### Task description
Print the entries in full, word for word, but not the pictures.

### Stored entries
########################################

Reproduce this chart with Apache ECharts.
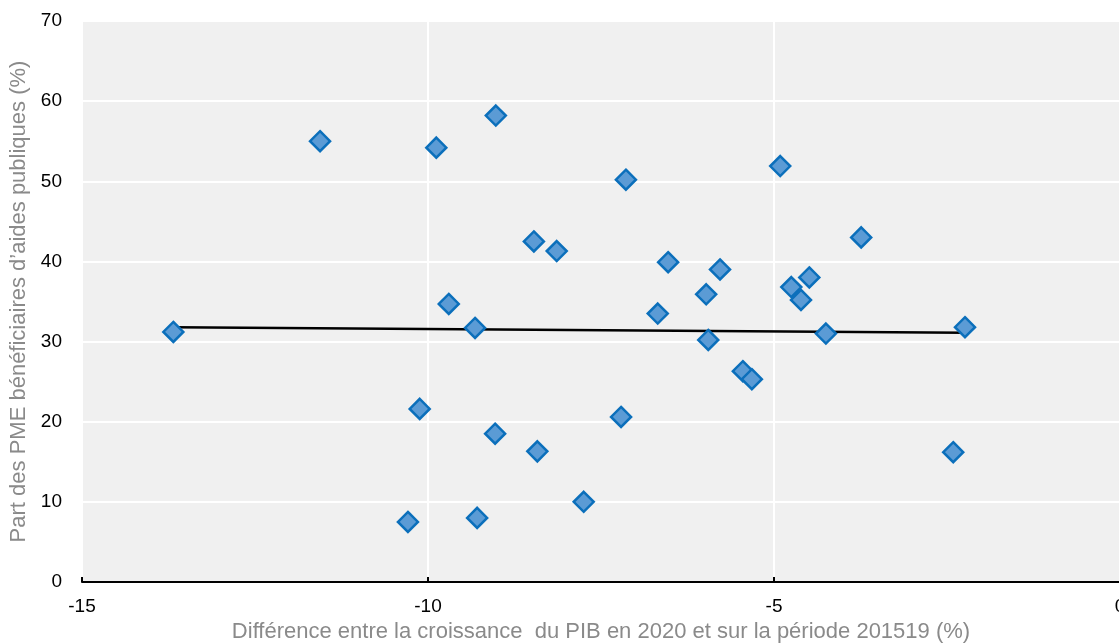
<!DOCTYPE html>
<html>
<head>
<meta charset="utf-8">
<script src="https://cdn.jsdelivr.net/npm/echarts@6/dist/echarts.min.js"></script>
<style>
  html, body { margin: 0; padding: 0; background: #ffffff; }
  #chart { width: 1119px; height: 644px; }
</style>
</head>
<body>
<div id="chart"></div>
<script>
// GDP growth gap 2020 vs 2015-19 (%) for each country
const gdpGap = [
  -13.68, -11.56, -9.88, -9.02, -9.70, -9.32, -10.12, -10.29, -9.29, -9.03,
  -8.42, -8.47, -8.14, -7.75, -7.21, -7.14, -6.68, -6.53, -5.98, -5.95,
  -5.78, -5.45, -5.32, -4.91, -4.75, -4.61, -4.49, -4.25, -3.74, -2.41, -2.24
];
// Share of SMEs receiving public support (%)
const smeShare = [
  31.2, 55.0, 54.2, 58.2, 34.7, 31.7, 21.6, 7.5, 8.0, 18.5,
  16.3, 42.5, 41.3, 10.0, 20.6, 50.2, 33.5, 39.9, 35.9, 30.2,
  39.0, 26.3, 25.3, 51.9, 36.8, 35.2, 38.0, 31.0, 43.0, 16.2, 31.8
];
// Linear trend end points
const trendX = [-13.68, -2.24];
const trendY = [31.8, 31.1];

const xTicks = [-15, -10, -5, 0];
const yTicks = [0, 10, 20, 30, 40, 50, 60, 70];

const xTitle = 'Différence entre la croissance  du PIB en 2020 et sur la période 201519 (%)';
const yTitle = 'Part des PME bénéficiaires d’aides publiques (%)';

const points = gdpGap.map((x, i) => [x, smeShare[i]]);
const trend = trendX.map((x, i) => [x, trendY[i]]);

const font = '"Liberation Sans", Arial, sans-serif';

const chart = echarts.init(document.getElementById('chart'), null, { renderer: 'canvas' });
chart.setOption({
  animation: false,
  grid: {
    left: 82, right: -1, top: 21, bottom: 62,
    outerBoundsMode: 'none',
    containLabel: false,
    show: true, backgroundColor: '#f0f0f0', borderWidth: 0
  },
  xAxis: {
    type: 'value',
    min: xTicks[0], max: xTicks[xTicks.length - 1], interval: 5,
    name: xTitle,
    nameLocation: 'middle',
    nameGap: 37,
    nameTextStyle: { color: '#8a8a8a', fontSize: 22, fontFamily: font },
    axisLine: { show: true, onZero: false, lineStyle: { color: '#000000', width: 2 } },
    axisTick: { show: true, inside: true, length: 5, lineStyle: { color: '#000000', width: 2 } },
    axisLabel: { color: '#000000', fontSize: 19, fontFamily: font, margin: 15 },
    splitLine: { show: true, lineStyle: { color: '#ffffff', width: 2 } }
  },
  yAxis: {
    type: 'value',
    min: yTicks[0], max: yTicks[yTicks.length - 1], interval: 10,
    name: yTitle,
    nameLocation: 'middle',
    nameGap: 47,
    nameTextStyle: { color: '#8a8a8a', fontSize: 22, fontFamily: font },
    axisLine: { show: false },
    axisTick: { show: false },
    axisLabel: { color: '#000000', fontSize: 19, fontFamily: font, margin: 20 },
    splitLine: { show: true, lineStyle: { color: '#ffffff', width: 2 } }
  },
  series: [
    {
      type: 'line',
      data: trend,
      symbol: 'none',
      lineStyle: { color: '#000000', width: 2.5 },
      z: 2
    },
    {
      type: 'scatter',
      data: points,
      symbol: 'diamond',
      symbolSize: 20,
      itemStyle: { color: '#5b9bd5', borderColor: '#0b6fbb', borderWidth: 2.5, opacity: 1 },
      z: 3
    }
  ]
});
</script>
</body>
</html>
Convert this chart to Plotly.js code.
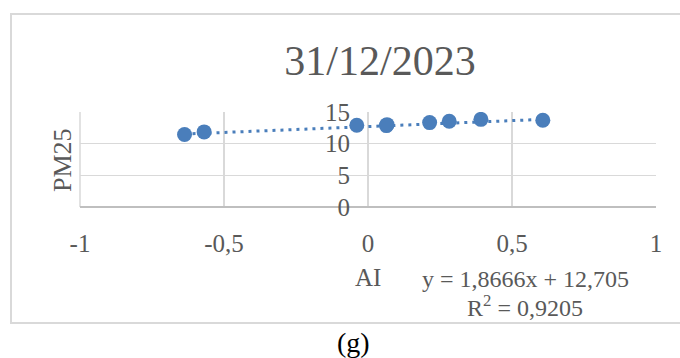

########################################

### Correct answer
Reproduce this chart with Apache ECharts.
<!DOCTYPE html>
<html>
<head>
<meta charset="utf-8">
<script src="https://cdn.jsdelivr.net/npm/echarts@6/dist/echarts.min.js"></script>
<style>
  html, body { margin: 0; padding: 0; background: #ffffff; }
  #chart { width: 1119px; height: 644px; }
</style>
</head>
<body>
<div id="chart"></div>
<script>
// GDP growth gap 2020 vs 2015-19 (%) for each country
const gdpGap = [
  -13.68, -11.56, -9.88, -9.02, -9.70, -9.32, -10.12, -10.29, -9.29, -9.03,
  -8.42, -8.47, -8.14, -7.75, -7.21, -7.14, -6.68, -6.53, -5.98, -5.95,
  -5.78, -5.45, -5.32, -4.91, -4.75, -4.61, -4.49, -4.25, -3.74, -2.41, -2.24
];
// Share of SMEs receiving public support (%)
const smeShare = [
  31.2, 55.0, 54.2, 58.2, 34.7, 31.7, 21.6, 7.5, 8.0, 18.5,
  16.3, 42.5, 41.3, 10.0, 20.6, 50.2, 33.5, 39.9, 35.9, 30.2,
  39.0, 26.3, 25.3, 51.9, 36.8, 35.2, 38.0, 31.0, 43.0, 16.2, 31.8
];
// Linear trend end points
const trendX = [-13.68, -2.24];
const trendY = [31.8, 31.1];

const xTicks = [-15, -10, -5, 0];
const yTicks = [0, 10, 20, 30, 40, 50, 60, 70];

const xTitle = 'Différence entre la croissance  du PIB en 2020 et sur la période 201519 (%)';
const yTitle = 'Part des PME bénéficiaires d’aides publiques (%)';

const points = gdpGap.map((x, i) => [x, smeShare[i]]);
const trend = trendX.map((x, i) => [x, trendY[i]]);

const font = '"Liberation Sans", Arial, sans-serif';

const chart = echarts.init(document.getElementById('chart'), null, { renderer: 'canvas' });
chart.setOption({
  animation: false,
  grid: {
    left: 82, right: -1, top: 21, bottom: 62,
    outerBoundsMode: 'none',
    containLabel: false,
    show: true, backgroundColor: '#f0f0f0', borderWidth: 0
  },
  xAxis: {
    type: 'value',
    min: xTicks[0], max: xTicks[xTicks.length - 1], interval: 5,
    name: xTitle,
    nameLocation: 'middle',
    nameGap: 37,
    nameTextStyle: { color: '#8a8a8a', fontSize: 22, fontFamily: font },
    axisLine: { show: true, onZero: false, lineStyle: { color: '#000000', width: 2 } },
    axisTick: { show: true, inside: true, length: 5, lineStyle: { color: '#000000', width: 2 } },
    axisLabel: { color: '#000000', fontSize: 19, fontFamily: font, margin: 15 },
    splitLine: { show: true, lineStyle: { color: '#ffffff', width: 2 } }
  },
  yAxis: {
    type: 'value',
    min: yTicks[0], max: yTicks[yTicks.length - 1], interval: 10,
    name: yTitle,
    nameLocation: 'middle',
    nameGap: 47,
    nameTextStyle: { color: '#8a8a8a', fontSize: 22, fontFamily: font },
    axisLine: { show: false },
    axisTick: { show: false },
    axisLabel: { color: '#000000', fontSize: 19, fontFamily: font, margin: 20 },
    splitLine: { show: true, lineStyle: { color: '#ffffff', width: 2 } }
  },
  series: [
    {
      type: 'line',
      data: trend,
      symbol: 'none',
      lineStyle: { color: '#000000', width: 2.5 },
      z: 2
    },
    {
      type: 'scatter',
      data: points,
      symbol: 'diamond',
      symbolSize: 20,
      itemStyle: { color: '#5b9bd5', borderColor: '#0b6fbb', borderWidth: 2.5, opacity: 1 },
      z: 3
    }
  ]
});
</script>
</body>
</html>
Convert this chart to Plotly.js code.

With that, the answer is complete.